Request:
Copy all the data exactly, except the pictures.
□ □ □
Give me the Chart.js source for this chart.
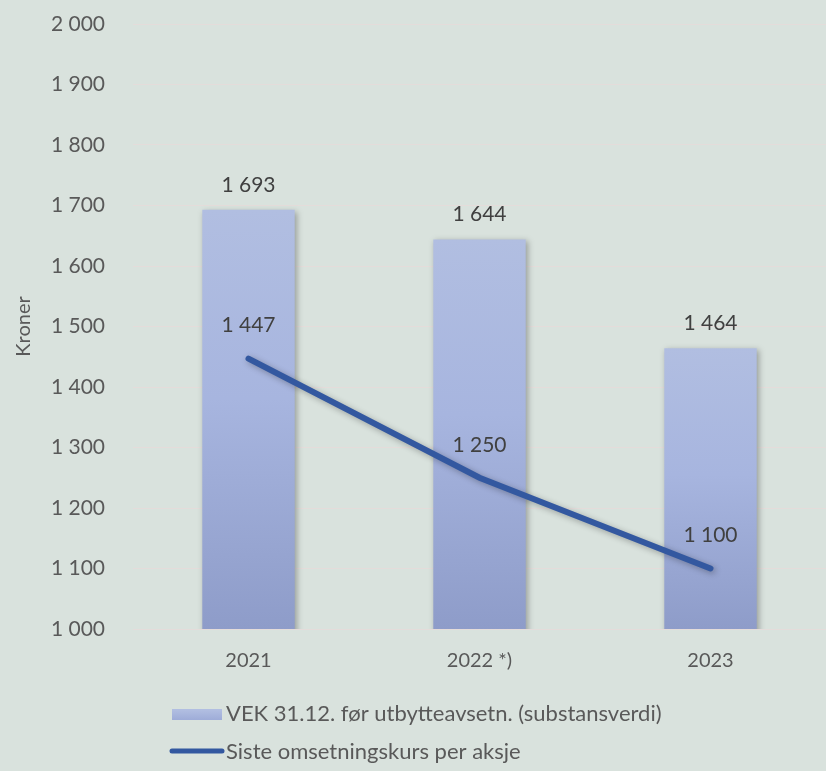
<!DOCTYPE html>
<html>
<head>
<meta charset="utf-8">
<script src="https://cdn.jsdelivr.net/npm/chart.js@4/dist/chart.umd.min.js"></script>
<style>
  html, body { margin: 0; padding: 0; background: #d9e2dd; }
  #wrap { width: 826px; height: 771px; }
</style>
</head>
<body>
<div id="wrap"><canvas id="c" width="826" height="771"></canvas></div>
<script>
// data
const years      = ['2021', '2022 *)', '2023'];
const vekValues  = [1693, 1644, 1464];
const kursValues = [1447, 1250, 1100];
const yTicks     = [1000, 1100, 1200, 1300, 1400, 1500, 1600, 1700, 1800, 1900, 2000];

const barLabel  = 'VEK 31.12. før utbytteavsetn. (substansverdi)';
const lineLabel = 'Siste omsetningskurs per aksje';

const FONT = "Lato, 'Open Sans', sans-serif";
const fmt = n => String(n).replace(/\B(?=(\d{3})+(?!\d))/g, ' ');

// gradient per bar, from its top down to the axis
function barFill(context) {
  const chart = context.chart;
  const area = chart.chartArea;
  if (!area) return '#a5b3dc';
  const top = chart.scales.y.getPixelForValue(context.raw);
  const g = chart.ctx.createLinearGradient(0, top, 0, area.bottom);
  g.addColorStop(0, '#b1bee1');
  g.addColorStop(0.45, '#a7b5df');
  g.addColorStop(1, '#8e9cc9');
  return g;
}

const shadowPlugin = {
  id: 'shadows',
  beforeDatasetDraw(chart) {
    const ctx = chart.ctx;
    ctx.save();
    ctx.shadowColor = 'rgba(0,0,0,0.3)';
    ctx.shadowBlur = 6;
    ctx.shadowOffsetX = 2;
    ctx.shadowOffsetY = 2;
  },
  afterDatasetDraw(chart) {
    chart.ctx.restore();
  },
};

const labelPlugin = {
  id: 'valueLabels',
  afterDatasetsDraw(chart) {
    const ctx = chart.ctx;
    ctx.save();
    ctx.font = '21px ' + FONT;
    ctx.fillStyle = '#404040';
    ctx.textAlign = 'center';
    ctx.textBaseline = 'middle';
    // dataset 0 = line, dataset 1 = bars
    chart.getDatasetMeta(1).data.forEach((el, i) => {
      ctx.fillText(fmt(vekValues[i]), el.x, el.y - 25);
    });
    chart.getDatasetMeta(0).data.forEach((el, i) => {
      ctx.fillText(fmt(kursValues[i]), el.x, el.y - 33);
    });
    ctx.restore();
  },
};

const legendPlugin = {
  id: 'bottomLegend',
  afterDraw(chart) {
    const ctx = chart.ctx;
    ctx.save();
    const g = ctx.createLinearGradient(0, 710, 0, 720);
    g.addColorStop(0, '#b1bee1');
    g.addColorStop(1, '#9eacd8');
    ctx.fillStyle = g;
    ctx.fillRect(172, 709, 50, 11);
    ctx.strokeStyle = '#3358a0';
    ctx.lineWidth = 5;
    ctx.lineCap = 'round';
    ctx.beginPath();
    ctx.moveTo(172, 751);
    ctx.lineTo(222, 751);
    ctx.stroke();
    ctx.font = '22px ' + FONT;
    ctx.fillStyle = '#595959';
    ctx.textBaseline = 'middle';
    ctx.fillText(barLabel, 226, 714);
    ctx.fillText(lineLabel, 226, 752);
    ctx.restore();
  },
};

new Chart(document.getElementById('c'), {
  data: {
    labels: years,
    datasets: [
      {
        type: 'line',
        label: lineLabel,
        data: kursValues,
        borderColor: '#3358a0',
        borderWidth: 6,
        borderCapStyle: 'round',
        pointRadius: 0,
        tension: 0,
        order: 0,
      },
      {
        type: 'bar',
        label: barLabel,
        data: vekValues,
        backgroundColor: barFill,
        borderWidth: 0,
        categoryPercentage: 1,
        barPercentage: 0.4,
        order: 1,
      },
    ],
  },
  options: {
    responsive: false,
    animation: false,
    layout: { padding: { top: 24, right: 0, bottom: 0, left: 0 } },
    plugins: {
      legend: { display: false },
      tooltip: { enabled: false },
    },
    scales: {
      x: {
        grid: { display: false },
        border: { display: false },
        ticks: { color: '#595959', font: { family: FONT, size: 20 }, padding: 12 },
        afterFit: s => { s.height = 142; },
      },
      y: {
        min: 1000,
        max: 2000,
        afterBuildTicks: s => { s.ticks = yTicks.map(v => ({ value: v })); },
        grid: { color: '#e4dcda', lineWidth: 1, drawTicks: false },
        border: { display: false },
        ticks: {
          color: '#595959',
          font: { family: FONT, size: 21 },
          padding: 28,
          callback: v => fmt(v),
        },
        title: {
          display: true,
          text: 'Kroner',
          color: '#595959',
          font: { family: FONT, size: 20 },
          padding: { top: 12, bottom: 0 },
        },
        afterFit: s => { s.width = 133; s.paddingTop = 0; s.paddingBottom = 0; },
      },
    },
  },
  plugins: [shadowPlugin, labelPlugin, legendPlugin],
});
</script>
</body>
</html>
□ □ □
Response to the exercise:
Give me the Chart.js source for this chart.
<!DOCTYPE html>
<html>
<head>
<meta charset="utf-8">
<script src="https://cdn.jsdelivr.net/npm/chart.js@4/dist/chart.umd.min.js"></script>
<style>
  html, body { margin: 0; padding: 0; background: #d9e2dd; }
  #wrap { width: 826px; height: 771px; }
</style>
</head>
<body>
<div id="wrap"><canvas id="c" width="826" height="771"></canvas></div>
<script>
// data
const years      = ['2021', '2022 *)', '2023'];
const vekValues  = [1693, 1644, 1464];
const kursValues = [1447, 1250, 1100];
const yTicks     = [1000, 1100, 1200, 1300, 1400, 1500, 1600, 1700, 1800, 1900, 2000];

const barLabel  = 'VEK 31.12. før utbytteavsetn. (substansverdi)';
const lineLabel = 'Siste omsetningskurs per aksje';

const FONT = "Lato, 'Open Sans', sans-serif";
const fmt = n => String(n).replace(/\B(?=(\d{3})+(?!\d))/g, ' ');

// gradient per bar, from its top down to the axis
function barFill(context) {
  const chart = context.chart;
  const area = chart.chartArea;
  if (!area) return '#a5b3dc';
  const top = chart.scales.y.getPixelForValue(context.raw);
  const g = chart.ctx.createLinearGradient(0, top, 0, area.bottom);
  g.addColorStop(0, '#b1bee1');
  g.addColorStop(0.45, '#a7b5df');
  g.addColorStop(1, '#8e9cc9');
  return g;
}

const shadowPlugin = {
  id: 'shadows',
  beforeDatasetDraw(chart) {
    const ctx = chart.ctx;
    ctx.save();
    ctx.shadowColor = 'rgba(0,0,0,0.3)';
    ctx.shadowBlur = 6;
    ctx.shadowOffsetX = 2;
    ctx.shadowOffsetY = 2;
  },
  afterDatasetDraw(chart) {
    chart.ctx.restore();
  },
};

const labelPlugin = {
  id: 'valueLabels',
  afterDatasetsDraw(chart) {
    const ctx = chart.ctx;
    ctx.save();
    ctx.font = '21px ' + FONT;
    ctx.fillStyle = '#404040';
    ctx.textAlign = 'center';
    ctx.textBaseline = 'middle';
    // dataset 0 = line, dataset 1 = bars
    chart.getDatasetMeta(1).data.forEach((el, i) => {
      ctx.fillText(fmt(vekValues[i]), el.x, el.y - 25);
    });
    chart.getDatasetMeta(0).data.forEach((el, i) => {
      ctx.fillText(fmt(kursValues[i]), el.x, el.y - 33);
    });
    ctx.restore();
  },
};

const legendPlugin = {
  id: 'bottomLegend',
  afterDraw(chart) {
    const ctx = chart.ctx;
    ctx.save();
    const g = ctx.createLinearGradient(0, 710, 0, 720);
    g.addColorStop(0, '#b1bee1');
    g.addColorStop(1, '#9eacd8');
    ctx.fillStyle = g;
    ctx.fillRect(172, 709, 50, 11);
    ctx.strokeStyle = '#3358a0';
    ctx.lineWidth = 5;
    ctx.lineCap = 'round';
    ctx.beginPath();
    ctx.moveTo(172, 751);
    ctx.lineTo(222, 751);
    ctx.stroke();
    ctx.font = '22px ' + FONT;
    ctx.fillStyle = '#595959';
    ctx.textBaseline = 'middle';
    ctx.fillText(barLabel, 226, 714);
    ctx.fillText(lineLabel, 226, 752);
    ctx.restore();
  },
};

new Chart(document.getElementById('c'), {
  data: {
    labels: years,
    datasets: [
      {
        type: 'line',
        label: lineLabel,
        data: kursValues,
        borderColor: '#3358a0',
        borderWidth: 6,
        borderCapStyle: 'round',
        pointRadius: 0,
        tension: 0,
        order: 0,
      },
      {
        type: 'bar',
        label: barLabel,
        data: vekValues,
        backgroundColor: barFill,
        borderWidth: 0,
        categoryPercentage: 1,
        barPercentage: 0.4,
        order: 1,
      },
    ],
  },
  options: {
    responsive: false,
    animation: false,
    layout: { padding: { top: 24, right: 0, bottom: 0, left: 0 } },
    plugins: {
      legend: { display: false },
      tooltip: { enabled: false },
    },
    scales: {
      x: {
        grid: { display: false },
        border: { display: false },
        ticks: { color: '#595959', font: { family: FONT, size: 20 }, padding: 12 },
        afterFit: s => { s.height = 142; },
      },
      y: {
        min: 1000,
        max: 2000,
        afterBuildTicks: s => { s.ticks = yTicks.map(v => ({ value: v })); },
        grid: { color: '#e4dcda', lineWidth: 1, drawTicks: false },
        border: { display: false },
        ticks: {
          color: '#595959',
          font: { family: FONT, size: 21 },
          padding: 28,
          callback: v => fmt(v),
        },
        title: {
          display: true,
          text: 'Kroner',
          color: '#595959',
          font: { family: FONT, size: 20 },
          padding: { top: 12, bottom: 0 },
        },
        afterFit: s => { s.width = 133; s.paddingTop = 0; s.paddingBottom = 0; },
      },
    },
  },
  plugins: [shadowPlugin, labelPlugin, legendPlugin],
});
</script>
</body>
</html>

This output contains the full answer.